Most paint companies should see EBITDA margins expand by 500-600 basis points (Kotak estimates) but that is only so if organised players do not cut prices and go after unorganised smaller players. Another advantage the sector is enjoying is the muted pricing environment of titanium dioxide (25 per cent of raw material costs), which had been down most of the last year and is still down 15 per cent (y-o-y).
Asian Paints, the big daddy of the domestic decorative paints market is one of the few paints companies that have a pricing power. Back in 2009 when crude price fell to $40 per barrel levels, Asian Paints did not cut prices, which led to gross margin expansion of 545 basis points. That is pricing power in action. According to Deutsche Bank Markets Research, Asian Paints could continue to exhibit that strength with earnings growth of 49 per cent in FY16.
The only concern with Asian Paints, as in the paints sector in general, is valuations. The last five years have seen key players getting re-rated, at the forefront of which is Asian Paints with valuations of 59x. That is nearly double of the company’s ten-year average valuation of 31x. Wait till earnings catch up with the valuations before buying.

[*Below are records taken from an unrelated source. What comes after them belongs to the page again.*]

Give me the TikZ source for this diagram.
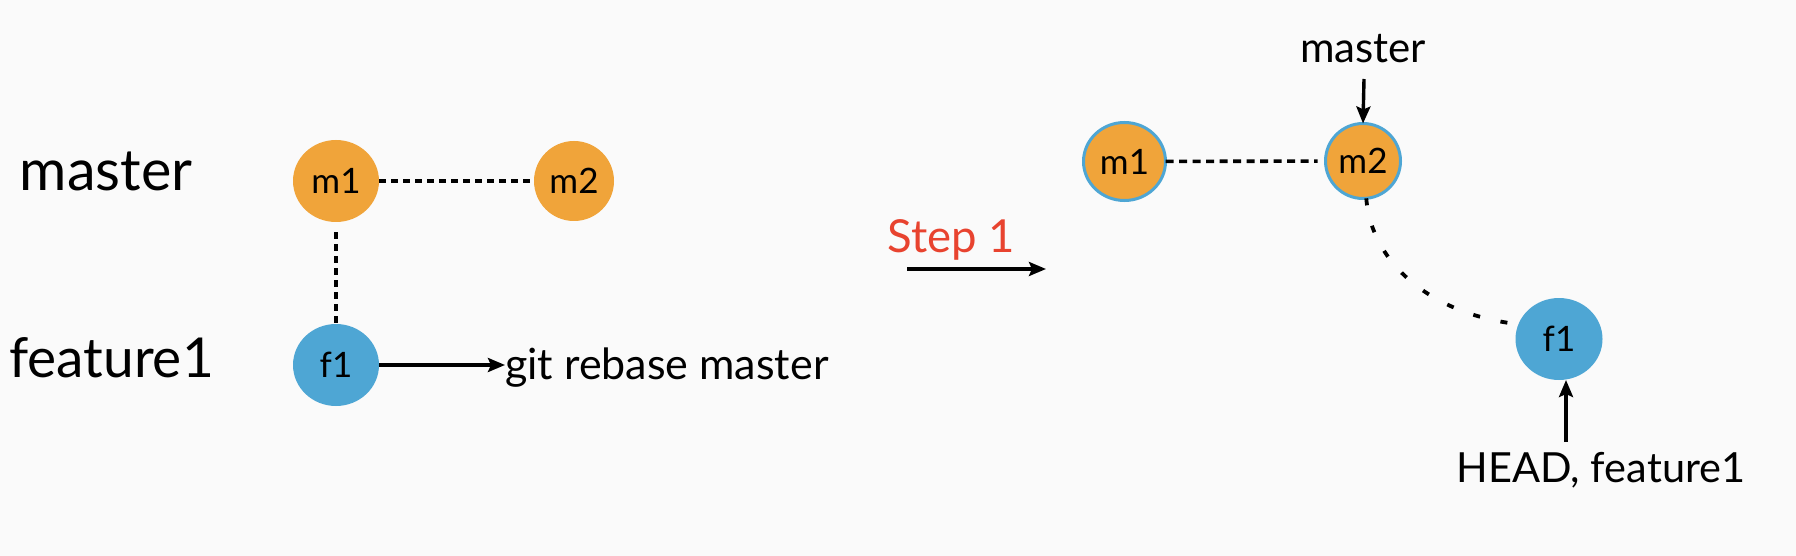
\documentclass[tikz,border=0pt]{standalone}
\usepackage{fontspec}
\setmainfont{Lato}
\usetikzlibrary{arrows.meta,shapes.geometric}
\definecolor{bgc}{HTML}{FAFAFA}
\definecolor{orangec}{HTML}{F0A43A}
\definecolor{bluec}{HTML}{4EA6D4}
\definecolor{stepred}{HTML}{E8432F}
\begin{document}
\begin{tikzpicture}[x=1pt,y=-1pt,
  gitcommit/.style={ellipse, inner sep=0pt, outer sep=0pt, font=\fontsize{35}{40}\selectfont},
  mcommit/.style={gitcommit, fill=orangec},
  fcommit/.style={gitcommit, fill=bluec},
  ringed/.style={draw=bluec, line width=3pt},
  dashlink/.style={line width=3.6pt, dash pattern=on 6.5pt off 5.5pt},
  curvelink/.style={line width=3.8pt, dash pattern=on 7pt off 21pt},
  pointer/.style={line width=3.4pt, -{Stealth[length=17pt,width=14pt,inset=3pt]}},
  bigtxt/.style={font=\fontsize{55}{62}\selectfont, anchor=base, inner sep=0pt},
  smalltxt/.style={font=\fontsize{42}{48}\selectfont, anchor=base, inner sep=0pt}]
\fill[bgc] (0,0) rectangle (1796,556);
\useasboundingbox (0,0) rectangle (1796,556);

% left part
\node[bigtxt, font=\fontsize{57.5}{62}\selectfont] (lmaster) at (106,191) {master};
\node[bigtxt] (lfeature) at (111.5,377) {feature1};
\node[mcommit, minimum width=86pt, minimum height=82pt] (m1) at (336,181) {m1};
\node[mcommit, minimum width=80pt, minimum height=80pt] (m2) at (574,181) {m2};
\node[fcommit, minimum width=86pt, minimum height=82pt] (f1) at (336,365) {f1};
\node[smalltxt, anchor=base west, font=\fontsize{43}{48}\selectfont] (git) at (505,379) {git rebase master};
\draw[dashlink] (m1) -- (m2);
\draw[dashlink, shorten <=10pt] (m1) -- (f1);
\draw[pointer] (f1.east) -- (f1.east -| git.west);

% step
\node[smalltxt, text=stepred, font=\fontsize{45.5}{50}\selectfont] (step) at (951,252) {Step 1};
\coordinate (sa) at (907,269);
\coordinate (sb) at (1046,269);
\draw[pointer] (sa) -- (sb);

% right part
\node[mcommit, ringed, minimum width=82pt, minimum height=78pt] (m1r) at (1124.5,161.5) {m1};
\node[mcommit, ringed, minimum width=75pt, minimum height=75pt] (m2r) at (1363,161) {m2};
\node[fcommit, minimum width=87pt, minimum height=82pt] (f1r) at (1559,339) {f1};
\node[smalltxt] (rmaster) at (1363,63) {master};
\node[smalltxt, font=\fontsize{41.5}{48}\selectfont] (head) at (1601,482) {HEAD, feature1};
\coordinate (mtop) at (1364,79);
\coordinate (hbot) at (1566,442);
\draw[dashlink, dash pattern=on 8pt off 5.5pt, shorten >=8pt] (m1r) -- (m2r);
\draw[curvelink] (m2r.-85) .. controls +(5,64) and +(-88,-10) .. (f1r.160);
\draw[pointer] (mtop) -- (m2r.north);
\draw[pointer] (hbot) -- (hbot |- f1r.south);
\end{tikzpicture}
\end{document}
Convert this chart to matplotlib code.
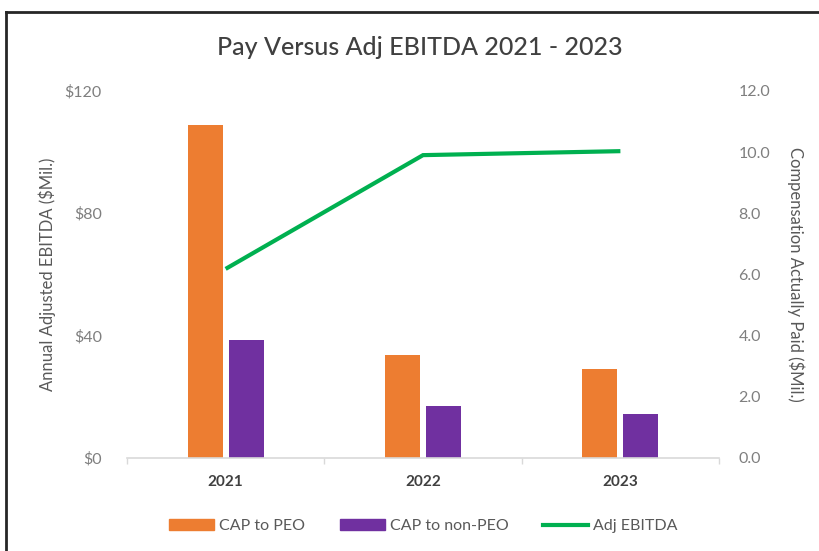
"""
Pay versus Adjusted EBITDA, 2021 - 2023
Bars: compensation actually paid (right axis), line: Adj EBITDA (left axis).
"""

import numpy as np
import matplotlib.pyplot as plt
from matplotlib.lines import Line2D

years = ['2021', '2022', '2023']
cap_peo = [10.9, 3.35, 2.9]          # $Mil.
cap_non_peo = [3.85, 1.7, 1.45]      # $Mil.
adj_ebitda = [61.8, 99.0, 100.3]     # $Mil.

ebitda_ticks = [0, 40, 80, 120]
cap_ticks = [0, 2, 4, 6, 8, 10, 12]

orange = '#ED7D31'
purple = '#7030A0'
green = '#00B050'
text_grey = '#595959'

plt.rcParams['font.family'] = ['Lato', 'DejaVu Sans']

fig = plt.figure(figsize=(8.19, 5.51), dpi=100)
ax = fig.add_axes([0.155, 0.169, 0.723, 0.666])
ax2 = ax.twinx()

x = np.arange(len(years))
w = 0.178
ax2.bar(x - 0.104, cap_peo, w, color=orange, label='CAP to PEO')
ax2.bar(x + 0.104, cap_non_peo, w, color=purple, label='CAP to non-PEO')
ax.plot(x, adj_ebitda, color=green, lw=3, solid_capstyle='butt',
        solid_joinstyle='miter', label='Adj EBITDA')

# line above the bars
ax.set_zorder(ax2.get_zorder() + 1)
ax.patch.set_visible(False)

ax.set_xlim(-0.5, 2.5)
ax.set_ylim(0, 120)
ax2.set_ylim(0, 12)
ax.set_yticks(ebitda_ticks)
ax.set_yticklabels(['${}'.format(t) for t in ebitda_ticks])
ax2.set_yticks(cap_ticks)
ax2.set_yticklabels(['{:.1f}'.format(t) for t in cap_ticks])

ax.set_xticks(x)
ax.set_xticklabels(years, fontweight='bold', fontsize=11, color='#404040')
ax.set_xticks([-0.5, 0.5, 1.5, 2.5], minor=True)
ax.tick_params(axis='x', which='major', length=0, pad=12)
ax.tick_params(axis='x', which='minor', length=4, color='#d9d9d9', width=1)

for a in (ax, ax2):
    for s in ('top', 'right', 'left', 'bottom'):
        a.spines[s].set_visible(False)
ax.spines['bottom'].set_visible(True)
ax.spines['bottom'].set_color('#d9d9d9')
ax.spines['bottom'].set_linewidth(1.2)

ax.tick_params(axis='y', length=0, labelsize=11.5, labelcolor='#7f7f7f', pad=18)
ax2.tick_params(axis='y', length=0, labelsize=11.5, labelcolor='#7f7f7f', pad=14)

ax.set_ylabel('Annual Adjusted EBITDA ($Mil.)', fontsize=12, color=text_grey,
              labelpad=6)
ax2.set_ylabel('Compensation Actually Paid ($Mil.)', fontsize=12,
               color=text_grey, rotation=-90, labelpad=12, va='bottom')

fig.text(0.513, 0.913, 'Pay Versus Adj EBITDA 2021 - 2023', fontsize=18,
         color='#404040', ha='center', va='center', fontweight='medium')

handles = [plt.Rectangle((0, 0), 1, 1, color=orange),
           plt.Rectangle((0, 0), 1, 1, color=purple),
           Line2D([], [], color=green, lw=3)]
fig.legend(handles, ['CAP to PEO', 'CAP to non-PEO', 'Adj EBITDA'],
           loc='center', bbox_to_anchor=(0.517, 0.045), ncol=3,
           frameon=False, fontsize=11.5, labelcolor=text_grey,
           handlelength=2.8, handleheight=0.7, handletextpad=0.3,
           columnspacing=2.2)

# border of the original chart box (only left and top show)
fig.add_artist(Line2D([6 / 819, 6 / 819], [0, 1 - 12 / 551],
                      color='#262626', lw=2, transform=fig.transFigure))
fig.add_artist(Line2D([6 / 819, 1], [1 - 12 / 551, 1 - 12 / 551],
                      color='#262626', lw=2, transform=fig.transFigure))

fig.savefig('out.png', dpi=100)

Kansai Nerolac is set to gain from the two factors that determine its profitability: crude prices as well as automotive demand. Both of these are moving in its favour. Kansai is the country’s largest industrial paint manufacturer with a market share of 35 per cent in industrial paints. Kansai is also a proxy play on the automotive sector of the country. Around 45 per cent of Kansai’s revenues come from the industrial segment, which in turn derives 75 per cent of segment revenues from automotive paints. After a rough last couple of years, the four-wheeler segment has shown sustained improvement in demand. Kansai is the preferred supplier for Maruti Suzuki, also its biggest client in the segment. Maruti reported a volume pick-up of 12 per cent (y-o-y) in the December 2013 quarter, a reflection of the recovery in the sector.
Kansai’s earnings could grow by 22 per cent in FY16 says Kotak Securities. The stock trades at a valuation of 55x its TTM earnings, which, like Asian Paints, does not leave much on the table for new investors. Existing investors though stand to gain. Hold as the company revs up.